As I look back on it now I seem to be able to tie so many important moments in my life to visits to West Ham. My nan died the same day as a 1-0 Cup win at home to Crewe; my parents split up the night after a 1-1 draw at home to Barnsley; my first love broke my heart after a 1-1 draw at home to Aston Villa, my daughter was born just after a home win against West Brom. Maybe these things are meaningful, maybe a lot of stuff happens on weekends, but I suppose the constant is that much of my life was measured by the distance to the next visit to Upton Park. That wasn’t always a positive thing, but it’s how it was.

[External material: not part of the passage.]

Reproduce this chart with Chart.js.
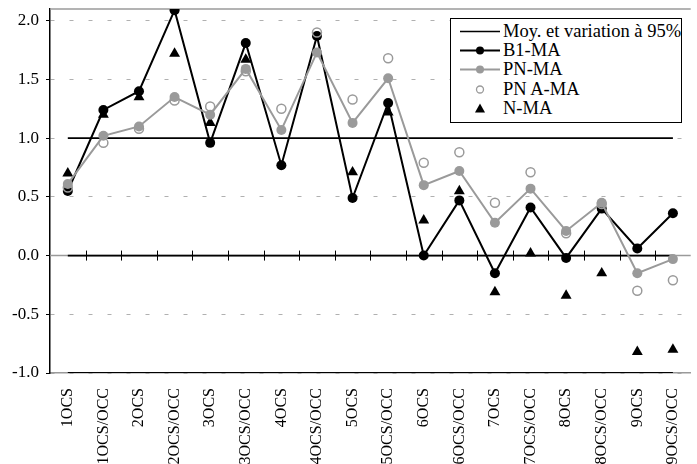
<!DOCTYPE html>
<html>
<head>
<meta charset="utf-8">
<script src="https://cdn.jsdelivr.net/npm/chart.js@4"></script>
<style>
  body { margin: 0; background: #fff; }
  #wrap { position: relative; width: 697px; height: 464px; overflow: hidden; }
  #legende {
    position: absolute; left: 450px; top: 18px; width: 232px; height: 105px;
    border: 1px solid #000; background: #fff; padding-top: 3px; box-sizing: border-box;
    font-family: "Liberation Serif", "Times New Roman", "DejaVu Serif", serif; font-size: 18.5px; color: #000;
  }
  #legende div { height: 19.2px; line-height: 19.2px; display: flex; align-items: center; white-space: nowrap; }
  #legende svg { margin-left: 9px; margin-right: 3px; flex: none; }
</style>
</head>
<body>
<div id="wrap">
  <canvas id="graf" width="697" height="464"></canvas>
  <div id="legende"></div>
</div>
<script>
const categories = ['1OCS', '1OCS/OCC', '2OCS', '2OCS/OCC', '3OCS', '3OCS/OCC', '4OCS', '4OCS/OCC', '5OCS',
  '5OCS/OCC', '6OCS', '6OCS/OCC', '7OCS', '7OCS/OCC', '8OCS', '8OCS/OCC', '9OCS', '9OCS/OCC'];

const seriesNames = ['Moy. et variation à 95%', 'B1-MA', 'PN-MA', 'PN A-MA', 'N-MA'];

const b1MA = [0.55, 1.24, 1.40, 2.09, 0.96, 1.81, 0.77, 1.87, 0.49, 1.30, 0.00, 0.47, -0.15, 0.41, -0.02, 0.40, 0.06, 0.36];
const pnMA = [0.61, 1.02, 1.10, 1.35, 1.20, 1.59, 1.07, 1.73, 1.13, 1.51, 0.60, 0.72, 0.28, 0.57, 0.21, 0.45, -0.15, -0.03];
const pnAMA = [0.58, 0.96, 1.08, 1.32, 1.27, 1.57, 1.25, 1.90, 1.33, 1.68, 0.79, 0.88, 0.45, 0.71, 0.19, 0.44, -0.30, -0.21];
const nMA = [0.70, 1.20, 1.35, 1.72, 1.13, 1.67, null, null, 0.71, 1.22, 0.30, 0.55, -0.31, 0.02, -0.34, -0.15, -0.82, -0.80];

// moyenne et bornes de la variation a 95%
const moyenne = 0.0;
const borneHaute = 1.0;
const borneBasse = -1.0;

const yTicks = [-1.0, -0.5, 0.0, 0.5, 1.0, 1.5, 2.0];

const GRIS = '#9a9a9a';
const serif = '"Liberation Serif", "Times New Roman", "DejaVu Serif", serif';

function ligneMoy(v) {
  return {
    label: seriesNames[0],
    data: [{ x: categories[0], y: v }, { x: categories[categories.length - 1], y: v }],
    borderColor: '#000',
    borderWidth: 1.8,
    pointRadius: 0,
    order: 6,
  };
}

// axe horizontal a y=0 avec graduations, bordure haute
const axeZero = {
  id: 'axeZero',
  beforeDatasetsDraw(chart) {
    const { ctx, chartArea, scales } = chart;
    const y0 = scales.y.getPixelForValue(0);
    ctx.save();
    ctx.strokeStyle = GRIS;
    ctx.lineWidth = 1.5;
    ctx.beginPath();
    ctx.moveTo(chartArea.left, y0);
    ctx.lineTo(chartArea.right, y0);
    ctx.moveTo(chartArea.left, chartArea.top);
    ctx.lineTo(chartArea.right, chartArea.top);
    ctx.stroke();
    ctx.restore();
  },
  afterDatasetsDraw(chart) {
    const { ctx, scales } = chart;
    const y0 = scales.y.getPixelForValue(0);
    ctx.save();
    ctx.strokeStyle = '#000';
    ctx.lineWidth = 1;
    ctx.beginPath();
    for (let i = 1; i < categories.length; i++) {
      const xb = (scales.x.getPixelForValue(i - 1) + scales.x.getPixelForValue(i)) / 2;
      ctx.moveTo(Math.round(xb) + 0.5, y0 - 5);
      ctx.lineTo(Math.round(xb) + 0.5, y0 + 5);
    }
    ctx.stroke();
    ctx.restore();
  },
};

const ctx = document.getElementById('graf').getContext('2d');

const myChart = new Chart(ctx, {
  type: 'line',
  data: {
    labels: categories,
    datasets: [
      ligneMoy(borneHaute),
      ligneMoy(moyenne),
      ligneMoy(borneBasse),
      {
        label: seriesNames[1],
        data: b1MA,
        borderColor: '#000',
        borderWidth: 2,
        pointRadius: 5,
        pointBackgroundColor: '#000',
        pointBorderWidth: 0,
        order: 4,
      },
      {
        label: seriesNames[2],
        data: pnMA,
        borderColor: GRIS,
        borderWidth: 2,
        pointRadius: 5,
        pointBackgroundColor: GRIS,
        pointBorderWidth: 0,
        order: 3,
      },
      {
        label: seriesNames[3],
        data: pnAMA,
        showLine: false,
        pointRadius: 4.5,
        pointBackgroundColor: 'rgba(0,0,0,0)',
        pointBorderColor: GRIS,
        pointBorderWidth: 1.5,
        order: 2,
      },
      {
        label: seriesNames[4],
        data: nMA,
        showLine: false,
        pointStyle: 'triangle',
        pointRadius: 6.3,
        pointBackgroundColor: '#000',
        pointBorderWidth: 0,
        order: 5,
      },
    ],
  },
  options: {
    responsive: false,
    animation: false,
    layout: { padding: { top: 9, left: 0, right: -3, bottom: 0 } },
    plugins: { legend: { display: false }, tooltip: { enabled: false } },
    scales: {
      x: {
        type: 'category',
        offset: true,
        grid: { display: false },
        border: { display: true, color: GRIS, width: 1.5 },
        ticks: {
          autoSkip: false,
          minRotation: 90,
          maxRotation: 90,
          padding: 7,
          color: '#000',
          font: { family: serif, size: 16 },
        },
        afterFit: (scale) => {
          scale.height = 91;
          scale.paddingLeft = 0;
          scale.paddingRight = 0;
        },
      },
      y: {
        min: -1.0,
        max: 2.1,
        afterBuildTicks: (scale) => { scale.ticks = yTicks.map((v) => ({ value: v })); },
        grid: {
          color: '#b0b0b0',
          lineWidth: 1,
          tickColor: '#000',
          tickLength: 4,
          tickBorderDash: [],
        },
        border: { display: true, color: '#000', width: 1.5, dash: [4, 15] },
        ticks: {
          padding: 7,
          color: '#000',
          font: { family: serif, size: 17 },
          callback: (value) => value.toFixed(1),
        },
        afterFit: (scale) => {
          scale.width = 50;
          scale.paddingTop = 0;
          scale.paddingBottom = 0;
        },
      },
    },
  },
  plugins: [axeZero],
});

// legende a l'interieur du graphique
const symboles = [
  '<line x1="0" y1="9.5" x2="40" y2="9.5" stroke="#000" stroke-width="1.5"/>',
  '<line x1="0" y1="9.5" x2="40" y2="9.5" stroke="#000" stroke-width="2"/><circle cx="20" cy="9.5" r="4" fill="#000"/>',
  '<line x1="0" y1="9.5" x2="40" y2="9.5" stroke="' + GRIS + '" stroke-width="2"/><circle cx="20" cy="9.5" r="4" fill="' + GRIS + '"/>',
  '<circle cx="20" cy="9.5" r="3.5" fill="none" stroke="' + GRIS + '" stroke-width="1.3"/>',
  '<polygon points="20,4.5 25,13.5 15,13.5" fill="#000"/>',
];
const legende = document.getElementById('legende');
seriesNames.forEach((nom, i) => {
  const row = document.createElement('div');
  row.innerHTML = '<svg width="40" height="19">' + symboles[i] + '</svg><span>' + nom + '</span>';
  legende.appendChild(row);
});
</script>
</body>
</html>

Walking away after that Sunderland game and knowing I would never go back was a strange, elegiac experience. It was a final line drawn under a period of my life.

***

So we gave up our season tickets in 2014, and it didn't help that by Christmas, we were second in the table. Of course, Allardyce had essentially stumbled arse backwards into a formation that worked but, as is customary, West Ham came down with the Christmas decorations and he reverted to type once the injuries hit. But for a while there it was fun, and I missed my fortnightly trip to Upton Park.

Which brings me back to where I started. One shouldn't romanticise the place undeservedly of course. It is a jigsaw of a stadium, with mismatched stands and terrible transport links and the worst customer facilities in the universe. The next time hot water comes out of the taps in the toilets will be the first. But as a hothouse for memories it holds many poignant and special moments atop those turrets.

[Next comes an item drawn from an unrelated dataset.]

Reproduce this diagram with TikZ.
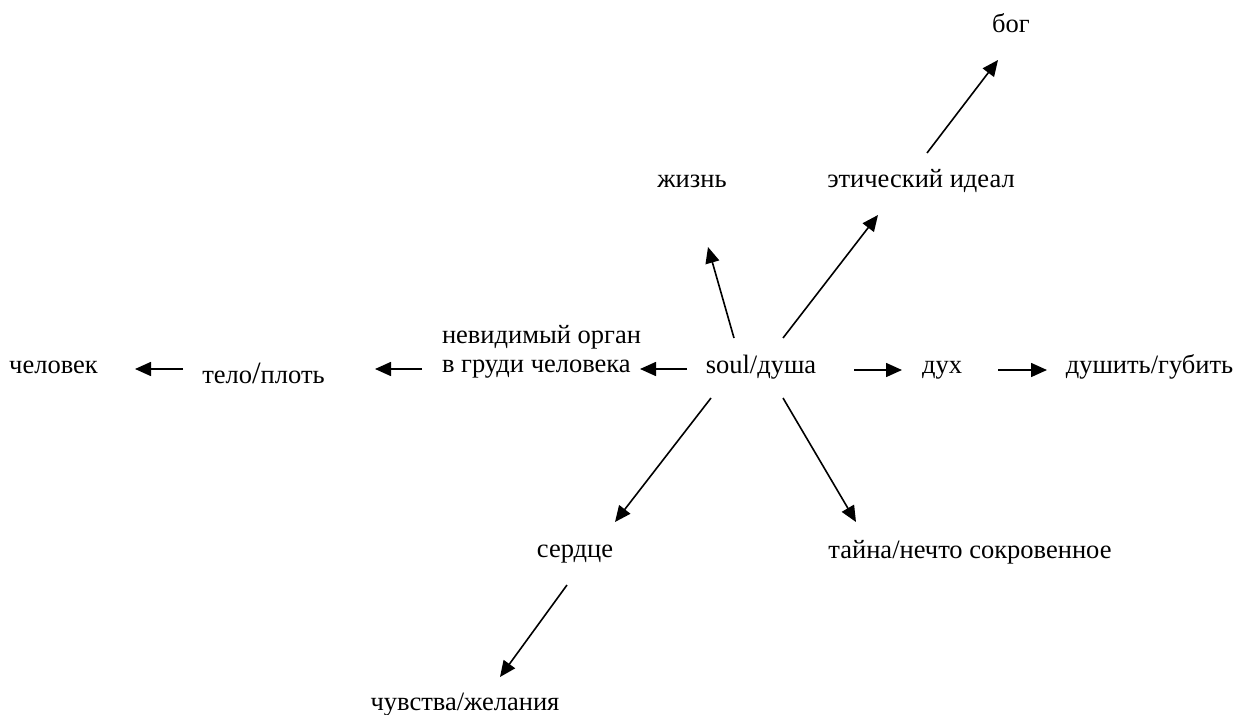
\documentclass[tikz,border=0pt]{standalone}
\usepackage{fontspec}
\setmainfont{Liberation Serif}
\usetikzlibrary{arrows.meta}
\begin{document}
\begin{tikzpicture}[x=1pt,y=-1pt,
  lbl/.style={inner sep=0pt,outer sep=0pt,anchor=base,font=\fontsize{26.5}{29}\selectfont},
  arr/.style={line width=1.6pt,-{Triangle[length=16pt,width=14pt]}}]
\useasboundingbox (0,0) rectangle (1235,715);
% nodes
\node[lbl] (chel) at (53.5,373) {человек};
\node[lbl] (telo) at (263.5,383) {тело{\fontsize{31}{31}\selectfont/}плоть};
\node[lbl,anchor=base west] (org1) at (442,343) {невидимый орган};
\node[lbl,anchor=base west] (org2) at (442,372) {в груди человека};
\node[lbl] (soul) at (761,373) {soul/душа};
\node[lbl] (dukh) at (942,373) {дух};
\node[lbl] (dushit) at (1149.5,373) {душить/губить};
\node[lbl] (zhizn) at (692,187) {жизнь};
\node[lbl] (etich) at (921,187) {этический идеал};
\node[lbl] (bog) at (1011,32) {бог};
\node[lbl] (serdce) at (575,557) {сердце};
\node[lbl] (tayna) at (970,558) {тайна/нечто сокровенное};
\node[lbl] (chuv) at (465,710) {чувства/желания};
% connectors
\draw[arr] ([shift={(-80.5,-14)}]telo.base) -- ([shift={(81.5,-4)}]chel.base);
\draw[arr] ([shift={(-20,-3)}]org2.base west) -- ([shift={(111.5,-14)}]telo.base);
\draw[arr] ([shift={(-74,-4)}]soul.base) -- ([shift={(198,-3)}]org2.base west);
\draw[arr] ([shift={(93,-3)}]soul.base) -- ([shift={(-40,-3)}]dukh.base);
\draw[arr] ([shift={(56,-3)}]dukh.base) -- ([shift={(-102.5,-3)}]dushit.base);
\draw[arr] ([shift={(-27,-35)}]soul.base) -- ([shift={(16,60)}]zhizn.base);
\draw[arr] ([shift={(22,-35)}]soul.base) -- ([shift={(-43,28)}]etich.base);
\draw[arr] ([shift={(6,-34)}]etich.base) -- ([shift={(-13,28)}]bog.base);
\draw[arr] ([shift={(-50,25)}]soul.base) -- ([shift={(40,-35)}]serdce.base);
\draw[arr] ([shift={(22,25)}]soul.base) -- ([shift={(-114,-36)}]tayna.base);
\draw[arr] ([shift={(-8,28)}]serdce.base) -- ([shift={(35,-33)}]chuv.base);
\end{tikzpicture}
\end{document}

I love the idiosyncrasies of the layout. How a song can spring up in one corner of the ground and rumble around the stands until the whole stadium is rocking. Ipswich (them again) were the visitors for the 2004 play offs when the girders shook and the noise was enough to scare the opposition into allowing Christian Dailly to score. Of course, that aspect of the ground has faded now, and the really atmospheric fever dream midweek games are long consigned to the past. It’s why I don’t object to the move. We can either sit around in our comfortably uncomfortable old house reminiscing about glory days that don’t have that much glory, or move forward and make new and better memories.

***

I can’t say I’m happy about the way the priority list has been managed. I followed West Ham all my life, and when this move came about season ticket holders were allowed to bring two fans with them and effectively jump ahead of me in the queue. I have paid a tremendously high price for tiring of Sam Allardyce. I am sure many will say that once I gave up my season ticket I lost my right to complain, and that’s probably correct. It is somewhat galling, however, to find that after a quarter century of attendance the Club deemed me less worthy of a ticket than random friends and acquaintances of other fans. Thus I now sit in a huge, sprawling waiting list with no obvious hint that I will ever get a ticket again. Another line drawn, another chapter closed.

It’s an overlooked aspect of the process which leaves a sour personal taste, but I still don’t object to the move. John Ford once said “Whether or not you believe you can do something, you are right” and I respect and admire the energy that David Sullivan, David Gold and Karren Brady have injected into my club. I wish our social media presence wasn’t filtered through a 15 year old boy and I hope that we never have to hear about the rise of the Krays again, but I can’t deny the forward path being furrowed.

I shall probably blink back a tear tonight, but only for myself and my own loss. Farewell Boleyn, and all that, but hello Olympic Stadium and the promise of a brighter, much brighter, future.


I think there is a bubble rising in East London – I hope it never bursts.